Performing Performative Performances
This is my twenty-third post in the Advent of Writing series.
Today I’m doing what I’d call my first rant. It’s about online nonsense and viral ideas that don’t make much sense to me. I’ll complain a bit, but I’ll also try to make sense of it by the end.
If you don’t work on the holidays you’re ngmi
When I studied at uni, we had these unspoken pissing contests about who spent the most hours in the library before exams. Staying late at night was a flex. That later turned into flashy internships and bragging about how deep into the night you had to grind at the office.
It was, by any reasonable definition, extremely performative. Most of the studying wasn’t efficient, nor particularly meaningful. Anyone looking at it from the outside would have called it a waste of time. It was mostly driven by peer pressure and mimetic games.
We were hungry, in our early twenties, and this kind of behavior fit the picture. I didn’t think it made much sense even back then, but I played along anyway.
The unfortunate part is that some people carry this mindset far beyond their uni days.
Before going further, let’s address the obvious objections. I can already hear them forming.
Without hard work, you’ll never do anything remarkable. True.
Plenty of successful people in sports, business, and art worked insane hours to get where they are. Also true.
None of this argues against hard work itself. It argues against what hard work often looks like.
I’ll quote Karri Saarinen, CEO of Linear here:
Working 80 hours on low-quality tasks isn’t the hard part. The hard part is driving meaningful growth by finding leverage, building systems, and advantage.
Putting in the hours matters. Walking the extra mile when no one else does matters. Pushing yourself to the limit can matter if you want to achieve something exceptional. But that alone isn’t enough, and it’s not the hardest part.
The harder and more important question is what you’re working hard on. Which direction you choose. Where you’re actually applying effort.
Finding real competitive advantages and building systems that outlive you are what compound over time. At least for me, those ideas rarely appear during long grinding sessions. They show up while walking, sitting on the metro, brushing your teeth.
Those moments of thinking, not grinding, tend to be the ones that matter most.
And those are the factors that will ultimately determine whether you’re going to make it or not, however you define making it.
The company’s AI enablement is through the roof
This leads naturally to vanity metrics.
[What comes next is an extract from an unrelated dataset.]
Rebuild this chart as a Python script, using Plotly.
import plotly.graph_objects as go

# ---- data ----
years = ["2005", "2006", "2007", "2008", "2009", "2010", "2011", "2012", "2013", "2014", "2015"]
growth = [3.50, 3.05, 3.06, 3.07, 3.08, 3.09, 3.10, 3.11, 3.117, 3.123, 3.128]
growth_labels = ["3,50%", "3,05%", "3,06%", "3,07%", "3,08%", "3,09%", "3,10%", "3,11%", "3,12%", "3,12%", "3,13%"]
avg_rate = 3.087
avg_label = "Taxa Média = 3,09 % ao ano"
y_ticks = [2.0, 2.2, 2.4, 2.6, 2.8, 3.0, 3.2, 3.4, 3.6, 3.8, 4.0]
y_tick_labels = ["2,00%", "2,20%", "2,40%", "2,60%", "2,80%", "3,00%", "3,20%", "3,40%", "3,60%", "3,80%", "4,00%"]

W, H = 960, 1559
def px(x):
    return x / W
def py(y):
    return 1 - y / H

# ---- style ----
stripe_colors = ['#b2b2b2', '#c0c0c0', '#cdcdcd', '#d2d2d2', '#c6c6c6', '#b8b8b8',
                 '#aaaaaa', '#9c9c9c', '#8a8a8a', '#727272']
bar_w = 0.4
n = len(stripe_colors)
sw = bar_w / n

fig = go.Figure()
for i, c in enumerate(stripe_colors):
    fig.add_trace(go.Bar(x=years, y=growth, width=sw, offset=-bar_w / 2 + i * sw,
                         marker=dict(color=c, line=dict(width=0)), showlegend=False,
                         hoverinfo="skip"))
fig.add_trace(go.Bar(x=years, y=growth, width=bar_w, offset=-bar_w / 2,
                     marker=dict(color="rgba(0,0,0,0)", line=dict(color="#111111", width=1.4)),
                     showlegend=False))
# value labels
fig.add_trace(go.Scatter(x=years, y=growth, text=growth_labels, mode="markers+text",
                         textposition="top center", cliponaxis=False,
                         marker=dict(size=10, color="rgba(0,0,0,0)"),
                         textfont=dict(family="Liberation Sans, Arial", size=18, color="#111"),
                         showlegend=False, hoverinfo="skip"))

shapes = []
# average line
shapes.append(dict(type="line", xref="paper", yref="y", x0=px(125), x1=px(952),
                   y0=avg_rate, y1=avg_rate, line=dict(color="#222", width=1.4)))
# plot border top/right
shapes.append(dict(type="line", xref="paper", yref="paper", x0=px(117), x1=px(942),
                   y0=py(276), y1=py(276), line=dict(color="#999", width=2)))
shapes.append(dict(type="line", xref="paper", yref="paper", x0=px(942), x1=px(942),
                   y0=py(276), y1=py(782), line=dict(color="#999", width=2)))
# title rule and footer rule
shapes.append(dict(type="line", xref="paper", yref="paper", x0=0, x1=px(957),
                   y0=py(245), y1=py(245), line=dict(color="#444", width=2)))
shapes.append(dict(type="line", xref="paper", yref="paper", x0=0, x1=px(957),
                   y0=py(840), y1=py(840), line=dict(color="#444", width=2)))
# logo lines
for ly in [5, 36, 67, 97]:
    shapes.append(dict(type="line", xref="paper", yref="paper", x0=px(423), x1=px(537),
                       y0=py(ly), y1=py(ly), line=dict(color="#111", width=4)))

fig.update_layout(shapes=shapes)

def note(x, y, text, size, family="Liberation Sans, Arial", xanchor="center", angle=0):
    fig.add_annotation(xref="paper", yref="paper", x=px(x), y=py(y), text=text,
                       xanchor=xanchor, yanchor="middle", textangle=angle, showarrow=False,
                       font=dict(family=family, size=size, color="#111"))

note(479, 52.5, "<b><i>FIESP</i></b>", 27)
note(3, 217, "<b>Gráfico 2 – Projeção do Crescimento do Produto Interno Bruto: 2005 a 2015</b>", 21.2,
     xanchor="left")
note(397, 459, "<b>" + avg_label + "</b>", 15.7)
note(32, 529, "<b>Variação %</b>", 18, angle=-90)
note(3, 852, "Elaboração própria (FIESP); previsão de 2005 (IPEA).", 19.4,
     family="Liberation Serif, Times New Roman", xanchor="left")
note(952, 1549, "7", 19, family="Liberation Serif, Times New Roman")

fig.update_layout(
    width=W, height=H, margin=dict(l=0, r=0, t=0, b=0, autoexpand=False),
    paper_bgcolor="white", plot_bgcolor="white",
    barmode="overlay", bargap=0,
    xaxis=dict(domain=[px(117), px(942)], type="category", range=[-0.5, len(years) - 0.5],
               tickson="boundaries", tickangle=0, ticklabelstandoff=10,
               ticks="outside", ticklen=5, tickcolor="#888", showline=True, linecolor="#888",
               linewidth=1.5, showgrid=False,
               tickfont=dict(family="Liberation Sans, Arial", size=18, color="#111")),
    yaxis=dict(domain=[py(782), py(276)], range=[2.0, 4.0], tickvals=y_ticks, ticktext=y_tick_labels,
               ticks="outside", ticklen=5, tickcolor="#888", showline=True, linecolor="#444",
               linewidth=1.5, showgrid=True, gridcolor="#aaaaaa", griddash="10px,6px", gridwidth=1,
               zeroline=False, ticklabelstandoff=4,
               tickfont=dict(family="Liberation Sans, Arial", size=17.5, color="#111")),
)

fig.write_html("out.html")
Measuring hours worked is one of the most common ones, but it’s far from the only example.
If this story from this tweet/X post sounds familiar, you know what I’m talking about:
Last quarter I rolled out Microsoft Copilot to 4,000 employees.
$30 per seat per month.
$1.4 million annually.
I called it “digital transformation.”
The board loved that phrase.
They approved it in eleven minutes.
No one asked what it would actually do.
Including me.
I told everyone it would “10x productivity.”
That’s not a real number.
But it sounds like one.
HR asked how we’d measure the 10x.
I said we’d “leverage analytics dashboards.”
They stopped asking.
Three months later I checked the usage reports.
47 people had opened it.
12 had used it more than once.
One of them was me.
I used it to summarize an email I could have read in 30 seconds.
It took 45 seconds.
Plus the time it took to fix the hallucinations.
But I called it a “pilot success.”
Success means the pilot didn’t visibly fail.
The CFO asked about ROI.
I showed him a graph.
The graph went up and to the right.
It measured “AI enablement.”
I made that metric up.
He nodded approvingly.
We’re “AI-enabled” now.
I don’t know what that means.
But it’s in our investor deck.
A senior developer asked why we didn’t use Claude or ChatGPT.
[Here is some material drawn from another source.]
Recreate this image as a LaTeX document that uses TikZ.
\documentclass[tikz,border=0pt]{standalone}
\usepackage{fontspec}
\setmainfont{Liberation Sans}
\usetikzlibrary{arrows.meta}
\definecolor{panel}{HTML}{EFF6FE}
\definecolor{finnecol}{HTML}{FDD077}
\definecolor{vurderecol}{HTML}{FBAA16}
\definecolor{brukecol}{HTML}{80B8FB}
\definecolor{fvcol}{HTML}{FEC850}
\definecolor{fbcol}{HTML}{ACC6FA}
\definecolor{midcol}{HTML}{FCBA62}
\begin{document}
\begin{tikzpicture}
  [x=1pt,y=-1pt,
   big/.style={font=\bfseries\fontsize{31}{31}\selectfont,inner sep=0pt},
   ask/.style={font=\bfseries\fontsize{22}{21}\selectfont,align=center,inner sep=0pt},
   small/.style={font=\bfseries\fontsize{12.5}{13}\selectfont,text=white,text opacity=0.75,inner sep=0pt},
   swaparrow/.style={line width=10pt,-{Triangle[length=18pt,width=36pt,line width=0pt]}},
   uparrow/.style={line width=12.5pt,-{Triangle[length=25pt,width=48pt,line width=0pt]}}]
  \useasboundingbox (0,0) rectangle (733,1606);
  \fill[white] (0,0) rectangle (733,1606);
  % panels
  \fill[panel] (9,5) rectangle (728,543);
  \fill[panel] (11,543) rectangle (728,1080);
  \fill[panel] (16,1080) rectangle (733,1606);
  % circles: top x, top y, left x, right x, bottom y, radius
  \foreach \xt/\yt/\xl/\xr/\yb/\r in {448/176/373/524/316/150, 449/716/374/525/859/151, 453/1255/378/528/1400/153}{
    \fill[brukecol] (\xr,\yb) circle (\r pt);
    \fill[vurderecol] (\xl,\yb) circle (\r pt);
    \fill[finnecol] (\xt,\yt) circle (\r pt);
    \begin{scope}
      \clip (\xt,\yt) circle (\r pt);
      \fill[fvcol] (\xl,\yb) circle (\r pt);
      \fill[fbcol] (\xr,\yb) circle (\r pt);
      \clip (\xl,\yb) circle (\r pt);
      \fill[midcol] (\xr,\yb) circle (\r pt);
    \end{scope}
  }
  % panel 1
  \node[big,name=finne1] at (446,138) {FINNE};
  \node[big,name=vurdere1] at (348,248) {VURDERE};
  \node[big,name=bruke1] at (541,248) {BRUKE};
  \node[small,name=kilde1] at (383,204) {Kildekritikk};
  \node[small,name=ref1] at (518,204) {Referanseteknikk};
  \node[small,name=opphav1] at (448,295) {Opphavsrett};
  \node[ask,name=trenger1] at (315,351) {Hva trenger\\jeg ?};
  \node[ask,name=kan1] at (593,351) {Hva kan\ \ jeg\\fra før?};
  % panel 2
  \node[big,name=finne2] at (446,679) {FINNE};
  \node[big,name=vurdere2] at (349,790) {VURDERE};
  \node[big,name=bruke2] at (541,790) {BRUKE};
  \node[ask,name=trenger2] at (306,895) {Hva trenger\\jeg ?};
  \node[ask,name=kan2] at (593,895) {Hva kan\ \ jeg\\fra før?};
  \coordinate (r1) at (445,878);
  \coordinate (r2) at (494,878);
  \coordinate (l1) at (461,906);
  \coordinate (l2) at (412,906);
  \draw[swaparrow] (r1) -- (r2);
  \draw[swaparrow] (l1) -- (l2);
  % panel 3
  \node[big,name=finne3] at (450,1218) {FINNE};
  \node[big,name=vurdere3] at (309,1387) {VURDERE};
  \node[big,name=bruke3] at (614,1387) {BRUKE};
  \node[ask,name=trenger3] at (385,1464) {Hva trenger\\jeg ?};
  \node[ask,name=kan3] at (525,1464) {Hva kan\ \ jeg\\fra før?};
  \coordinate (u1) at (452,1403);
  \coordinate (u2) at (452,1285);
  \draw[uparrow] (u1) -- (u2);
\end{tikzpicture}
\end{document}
I said we needed “enterprise-grade security.”
He asked what that meant.
I said “compliance.”
He asked which compliance.
I said “all of them.”
He looked skeptical.
It’s easy to make fun of large corporations for chasing vanity metrics like this. But startups and individuals fall into the same trap all the time.
Chasing the next funding round instead of actual customers. Comparing who in the friend group has the best 10k PR instead of focusing on long-term health. Optimizing for numbers that look good rather than outcomes that matter.
The examples are endless.
If you think during the holidays you’re gmi
This brings me to the final point.
If you deliberately create time and space to think about your life and your actions, you’ll be better off.
I don’t literally mean that this has to happen during the holidays. If you only do it once a year, you’re probably not doing it often enough. Do it whenever it makes sense for you.
Imagine being one of the first humans to sail across the Atlantic and measuring your course once before departure, then just committing to it. That would be a terrible strategy. A better strategy is to check your position regularly. Adjust if you realized your initial measurements were off.
Your life isn’t much different.
When was the last time you course-corrected?
If you don’t have a clear answer, maybe now’s a good time.